Once Cameron was out of the hospital and at home, I knew I couldn’t do it without my mother. So there I was in all of God’s glory, allowing my mom to quit her job and stay at home with Cameron for the first year of his life. I was so scared and knowing I had a huge responsibility with not only a new born baby but a baby who needed extra special care. I use to hate when people would say: “God gives babies to special people”. Really? I didn’t view myself special nor did I want my baby to be “special”. I don’t think that is something anyone with a child of special needs wants to hear. (So the word of the wise before speaking to someone you know who is facing hard times).

I would call every day while I was at work, spend every lunch hour with them, and counted down the hours till five so I could be with them. My mom would begin to tell me about how their day went. She would tell me their journey to the mail box and back, or how he would get so excited and start kicking his little legs sitting in his high chair, when he heard the famous Backyardigans theme song come on. I also remember how my mom would cater to his every snack time with a tiny little bottle filled with Kool-Aid and crushed ice to the rim. Times where she would work with him every day on a medicine ball to help his motor skills and flexibility during the monthly ‘Kid Team’ check-ins. Cameron and my mom developed the best friend relationship you could ever imagine within the first year of his life.



Fast Forward (9) years later and the question I heard in a quite living room one afternoon …

“Nanny are you going to die?”

Did I just hear myself correctly? Walking into the living room I seen my little mail lady with her bald head kneel down to her grandson and say: “Nanny not going to die today but one day we are all going to die and when that time comes for nanny to see Jesus, I’m going to tell him, ok I want this seat for paw paw, I want this seat for mommy and I want this seat for Cameron”.
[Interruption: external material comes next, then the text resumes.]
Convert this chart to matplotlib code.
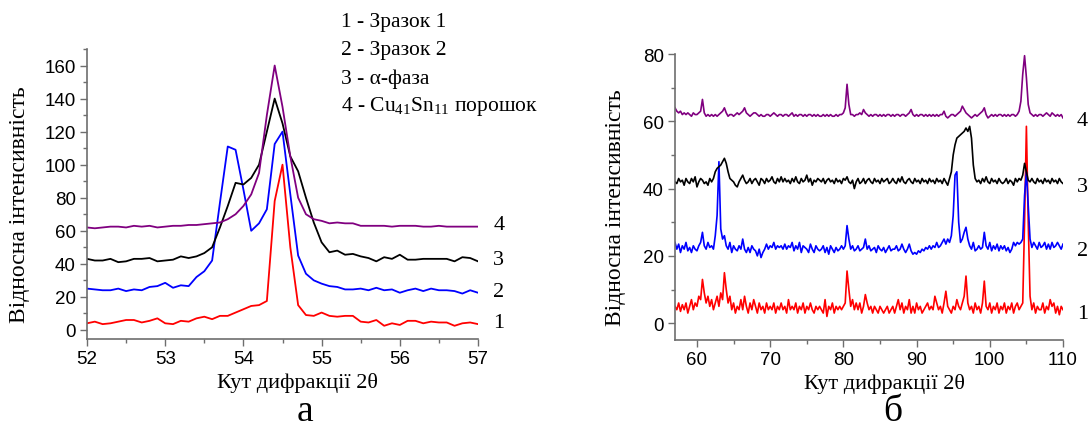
import numpy as np
import matplotlib
matplotlib.use("Agg")
import matplotlib.pyplot as plt
from matplotlib.ticker import MultipleLocator

# ---------------- data: panel (a) ----------------
angle_a = np.round(np.arange(52.0, 57.0001, 0.1), 2)

a_sample1 = [4, 5, 3.5, 4, 5, 6, 6, 4.5, 5.5, 7,
             4, 3.5, 5.5, 5, 7, 8, 6.5, 8.5, 8.5, 10.5,
             12.5, 14.5, 15, 17.5, 78, 100, 50, 15, 9, 8.5,
             10.5, 8.5, 8, 8.5, 8.5, 5, 4.5, 6, 2.5, 4,
             3, 5.5, 5.5, 4, 5, 4.5, 4.5, 2.5, 4, 4.5, 3.5]
a_sample2 = [25, 24.5, 24, 24, 25, 23.5, 24.5, 24, 26, 26.5,
             28.5, 25.5, 27, 26.5, 32, 35.5, 42, 77, 111, 109,
             85, 60, 64.5, 73, 112.5, 120, 82, 45, 34, 30,
             28, 26.5, 26, 24.5, 24.5, 25, 24, 25.5, 24, 24.5,
             22.5, 24, 25, 23.5, 25, 24, 24, 23.5, 22, 24, 22.5]
a_alpha = [43, 42, 42, 43, 41, 41.5, 43, 43, 43.5, 41.5,
           42, 42.5, 44.5, 43.5, 44.5, 46.5, 50, 62, 75, 89,
           88, 92, 100, 120, 140, 125, 105, 96, 80, 65,
           53, 47, 48, 45.5, 46, 44.5, 43.5, 41.5, 44, 43,
           45.5, 42.5, 42.5, 43, 43, 43, 43, 41.5, 44, 43.5, 41.5]
a_powder = [62, 61.5, 62, 62.5, 62.5, 62, 63, 62.5, 63, 62,
            62.5, 63, 63, 63.5, 63.5, 64, 64.5, 65, 67, 70,
            75, 82, 95, 130, 160, 135, 105, 80, 70, 67,
            66, 64.5, 65, 64.5, 64.5, 63, 63, 63, 63, 62.5,
            63, 63, 63, 62.5, 62.5, 63, 62.5, 62.5, 62.5, 62.5, 62.5]

# ---------------- data: panel (b) ----------------
angle_b = np.round(np.arange(57.0, 110.0001, 0.25), 2)

b_sample1 = [5, 4, 6, 3.5, 5.5, 4, 6, 3, 5, 7, 4, 6, 5, 8, 7, 13, 9, 6, 8, 5,
             7, 4, 6, 8, 5, 9, 7, 15, 10, 6, 8, 4, 6, 3, 5, 4, 7, 4, 8, 5,
             3, 6, 4, 7, 5, 3, 6, 4, 5, 3, 6, 4, 5, 4, 6, 3, 5, 4, 6, 4,
             5, 3, 7, 4, 5, 4, 6, 3, 5, 4, 6, 3, 5, 4, 6, 4, 3, 5, 4, 5,
             4, 3, 7, 2, 5, 4, 6, 3, 5, 4, 5, 4, 5, 6, 15.5, 10, 5, 7, 4, 6,
             4, 6, 3, 5, 8.5, 6, 4, 5, 3, 5, 4, 3, 5, 4, 3, 4, 5, 3, 4, 5,
             3, 5, 7, 4, 6, 3, 5, 4, 7, 3, 5, 3, 6, 4, 5, 3, 4, 5, 6, 4,
             5, 4, 8, 6, 4, 5, 3, 6, 9.5, 5, 4, 3, 5, 4, 7, 5, 4, 6, 8, 14,
             6, 4, 5, 3, 6, 4, 5, 3, 6, 12.5, 5, 4, 6, 3, 5, 4, 6, 3, 5, 4,
             6, 3, 5, 4, 6, 3, 5, 6, 4, 5, 6, 30, 58.5, 30, 8, 4, 6, 3, 5, 4,
             4, 6, 3, 5, 4, 7, 5, 6, 3, 5, 2.5, 5, 4]
b_sample2 = [24, 22, 23.5, 21, 23, 22, 24, 21.5, 22.5, 21, 23, 22, 21.5, 23, 24, 27, 23, 22, 24, 22.5,
             23, 22, 26, 32, 48, 28, 25, 26, 23, 22, 24, 21, 23, 22, 21.5, 23, 22, 25, 22, 21,
             22.5, 21, 23, 22, 21.5, 20, 22, 19.5, 21, 22, 23.5, 22, 23, 22.5, 24, 22, 23, 22.5, 23, 22,
             23.5, 22, 23, 22.5, 24, 21.5, 23, 22, 24, 21, 23, 22.5, 22, 21, 23.5, 22, 21, 23, 22, 21.5,
             22, 23, 21, 22.5, 20.5, 23, 22, 21, 22.5, 21.5, 22, 23, 22, 23, 29, 25, 22, 23, 21.5, 22,
             23, 21.5, 22, 22.5, 25, 22, 23, 21.5, 22, 22.5, 21, 23, 22, 21.5, 22.5, 21, 22, 23, 21.5, 22,
             22, 23, 21.5, 22, 23.5, 22, 21, 22, 23.5, 21.5, 20.5, 21, 20.5, 21.5, 21, 22, 21.5, 22.5, 22, 23,
             22, 23, 22.5, 24, 22.5, 23, 24, 25, 23.5, 25, 24, 26, 32, 44, 45, 30, 24, 25, 27, 28.5,
             25, 23, 22, 24, 21.5, 22, 23, 22, 22.5, 27, 23, 22, 24, 21.5, 23, 22, 23.5, 21.5, 23, 22,
             23, 21.5, 22.5, 21, 22, 24, 23, 24, 23.5, 24, 25, 38, 45, 35, 25, 22.5, 24, 23, 22, 24,
             22.5, 23, 24, 22, 23.5, 22, 24, 22.5, 23, 24, 23, 22, 23.5]
b_alpha = [42, 41.5, 43, 42, 42.5, 41, 43, 42, 41.5, 43, 42, 43.5, 40.5, 42, 43, 42.5, 41.5, 42, 41, 43,
           42, 43, 45, 46, 46.5, 47, 48, 49, 47.5, 45, 43, 42.5, 42, 41, 40.5, 42, 43, 44, 42.5, 41.5,
           42, 43, 41.5, 42.5, 43, 42, 41, 43, 42.5, 41.5, 43, 42, 42.5, 43.5, 42, 41.5, 43, 42, 43.5, 42,
           43, 42, 42.5, 41.5, 43, 42, 43.5, 42, 41.5, 43, 42, 42.5, 44, 42, 43, 41, 42.5, 42, 43, 42.5,
           42, 43, 41.5, 42.5, 43, 42, 42.5, 41.5, 43, 42, 42.5, 41.5, 43, 42.5, 43.5, 42, 41.5, 42.5, 40, 42,
           43, 41.5, 42, 43, 41.5, 42.5, 43, 42, 41.5, 43, 42, 42.5, 41.5, 43, 42, 42.5, 43, 41.5, 42, 43,
           42, 41.5, 43, 42, 43.5, 42, 41.5, 42.5, 43, 42, 41.5, 43, 42, 42.5, 41.5, 43, 42, 42.5, 41.5, 43,
           42, 42.5, 41.5, 43, 42, 42.5, 41.5, 43, 42, 41, 43, 45, 50, 53, 55, 55.5, 56, 56.5, 57, 58,
           57, 58.5, 55, 47, 43, 42, 42.5, 41.5, 43, 42, 43.5, 42, 41.5, 43, 42, 42.5, 41.5, 43, 42, 41.5,
           42, 43, 41.5, 42.5, 42, 41, 43, 42, 43, 42.5, 44, 47.5, 45, 42.5, 42, 43, 42, 41.5, 43, 42,
           42.5, 41.5, 43, 42, 42.5, 41.5, 43, 42, 42.5, 41.5, 43, 42, 41.5]
b_powder = [64, 63, 62.5, 63, 62, 62.5, 62, 62.5, 62, 61.5, 62.5, 62, 62, 62.5, 63, 66.5, 62.5, 61.5, 62, 61.5,
            62, 61.5, 62, 61.5, 62, 62.5, 63, 64, 62.5, 61.5, 62, 62, 61.5, 62, 62.5, 62, 62.5, 63, 64, 62.5,
            62, 61.5, 62, 62.5, 62.5, 62, 61.5, 62, 61.5, 61.5, 62, 62, 61.5, 62, 62.5, 62, 61.5, 62, 62, 61.5,
            62, 62, 61.5, 62, 62.5, 61.5, 62, 61.5, 62, 62, 61.5, 62, 61.5, 62, 62, 61.5, 62, 61.5, 62, 61.5,
            61.5, 62, 61.5, 62, 61.5, 62, 61.5, 61.5, 62, 61.5, 62, 62, 62.5, 64, 71, 65, 62, 62, 61.5, 62,
            62, 62.5, 62, 63.5, 62.5, 62, 61.5, 62, 61.5, 62, 62, 61.5, 62, 61.5, 62, 61.5, 62, 62, 61.5, 62,
            61.5, 62, 62, 61.5, 62, 62, 61.5, 62, 62.5, 63.5, 62, 61.5, 62, 61.5, 62, 62, 61.5, 62, 61.5, 62,
            61.5, 62, 61.5, 62, 61.5, 62, 62, 63, 61.5, 61, 61.5, 62, 62, 61.5, 62, 62.5, 63, 64.5, 63.5, 62.5,
            62, 61.5, 61, 61.5, 62, 61.5, 62, 62.5, 63, 64, 62, 61, 61.5, 62, 61.5, 62, 61.5, 62, 62, 61.5,
            62, 61.5, 62, 61.5, 62, 62, 61.5, 62, 63, 66, 74, 79.5, 73, 65, 62.5, 62, 61.5, 62, 61.5, 62,
            62, 61.5, 62, 62.5, 62, 61.5, 62.5, 62, 61.5, 62, 61.5, 62, 61]

series_colors = ["#ff0000", "#0000ff", "#000000", "#800080"]
series_tags = ["1", "2", "3", "4"]
legend_lines = ["1 - Зразок 1", "2 - Зразок 2", "3 - α-фаза",
                "4 - Cu$_{41}$Sn$_{11}$ порошок"]
xlabel_text = "Кут дифракції 2θ"
ylabel_text = "Відносна інтенсивність"
panel_tags = ["а", "б"]

SERIF = ["Liberation Serif", "DejaVu Serif"]
SANS = ["Liberation Sans", "DejaVu Sans"]
plt.rcParams["mathtext.fontset"] = "custom"
plt.rcParams["mathtext.rm"] = "Liberation Serif"
plt.rcParams["mathtext.it"] = "Liberation Serif:italic"

fig = plt.figure(figsize=(10.91, 4.39), dpi=100)
W, H = 1091, 439


def make_axes(l, r, t, b):
    return fig.add_axes([l / W, 1 - b / H, (r - l) / W, (b - t) / H])


boxA = (87, 478, 50, 340)
boxB = (675, 1063, 55, 341)
axA = make_axes(*boxA)
axB = make_axes(*boxB)

SPINE = "#6e6e6e"
for ax, box, ylab_xy in ((axA, boxA, (20, 205)), (axB, boxB, (615, 208))):
    for s in ("top", "right"):
        ax.spines[s].set_visible(False)
    for s in ("left", "bottom"):
        ax.spines[s].set_color(SPINE)
        ax.spines[s].set_linewidth(1.2)
    ax.tick_params(which="both", direction="out", color=SPINE, labelsize=13.5,
                   labelcolor="black")
    ax.tick_params(which="major", length=5, width=1.0, pad=3)
    ax.tick_params(which="minor", length=3, width=1.0)
    ax.set_xlabel(xlabel_text, family=SERIF, fontsize=16, labelpad=3)
    l, r, t, b = box
    ax.xaxis.set_label_coords(0.5 + 15 / (r - l), -0.115)
    ax.patch.set_alpha(0)
    fig.text(ylab_xy[0] / W, 1 - ylab_xy[1] / H, ylabel_text, family=SERIF,
             fontsize=17, rotation=90, ha="center", va="center")

# panel a
for ys, c in zip([a_sample1, a_sample2, a_alpha, a_powder], series_colors):
    axA.plot(angle_a, ys, color=c, lw=1.3)
axA.set_xlim(52, 57)
axA.set_ylim(-5.5, 170)
axA.xaxis.set_major_locator(MultipleLocator(1))
axA.xaxis.set_minor_locator(MultipleLocator(0.5))
axA.yaxis.set_major_locator(MultipleLocator(20))
axA.yaxis.set_minor_locator(MultipleLocator(10))
for tag, ys in zip(series_tags, [a_sample1, a_sample2, a_alpha, a_powder]):
    axA.annotate(tag, xy=(57, ys[-1] + 1), xytext=(15, 0), textcoords="offset points",
                 va="center", ha="center", family=SERIF, fontsize=16,
                 annotation_clip=False)

# panel b
for ys, c in zip([b_sample1, b_sample2, b_alpha, b_powder], series_colors):
    axB.plot(angle_b, ys, color=c, lw=1.2)
axB.set_xlim(57, 110)
axB.set_ylim(-5, 80)
axB.xaxis.set_major_locator(MultipleLocator(10))
axB.xaxis.set_minor_locator(MultipleLocator(5))
axB.yaxis.set_major_locator(MultipleLocator(20))
axB.yaxis.set_minor_locator(MultipleLocator(10))
for tag, ys in zip(series_tags, [b_sample1, b_sample2, b_alpha, b_powder]):
    axB.annotate(tag, xy=(110, np.mean(ys[-6:]) - 1.5), xytext=(14, 0),
                 textcoords="offset points", va="center", ha="center",
                 family=SERIF, fontsize=16, annotation_clip=False)

for ax in (axA, axB):
    for lab in ax.get_xticklabels() + ax.get_yticklabels():
        lab.set_family(SANS)

# legend-like text block
for i, line in enumerate(legend_lines):
    fig.text(341 / W, 1 - (23 + 28 * i) / H, line, family=SERIF, fontsize=15.5,
             va="center", ha="left")

# panel tags
fig.text(305 / W, 1 - 412 / H, panel_tags[0], family=SERIF, fontsize=27,
         ha="center", va="center")
fig.text(893 / W, 1 - 412 / H, panel_tags[1], family=SERIF, fontsize=27,
         ha="center", va="center")

fig.savefig("out.png", dpi=100, facecolor="white")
Cameron does it bother you when Nanny takes off her wig? … His little head just nodded, but then he put on his little brave face and said this to her:

“But Nanny, it’s ok if you don’t have any hair, it’s just hair and it will grow back. You’re still my nanny”.

How do you talk to a child about cancer? Well, I’m going to tell you. It’s not the most enjoyable conversation to have with your child as you could imagine. Having to break down and tell your child that one of his first loves is really sick. You have to take it in strides. For me, it’s not really a lot of talking at times, it’s bringing him to see her and still making memories. Yes, at times I have broken down in front of him but HE is the one that is brave for me, he makes me strong. HIS words are keeping me afloat. Sometimes it’s not about explaining things to a child. They already know and sometimes they deal with things a little bit better than we do as adults, I know what it’s like to be a child of God. This is exactly how God wants us to be. The innocents of a child.

This past weekend as we were watching Charlie Brown and the great pumpkin, I had a weak moment and he seen tears coming down. He puts his little hand over my hand and says: I know Nanny is your battle but my battle, is Nanny and you.

I knew what he meant and just like when my mom and I were looking down at him with countless numbers of tubs that is exactly what he was telling me without words, now he has the ability to say “Mommy, it’s going to be ok”.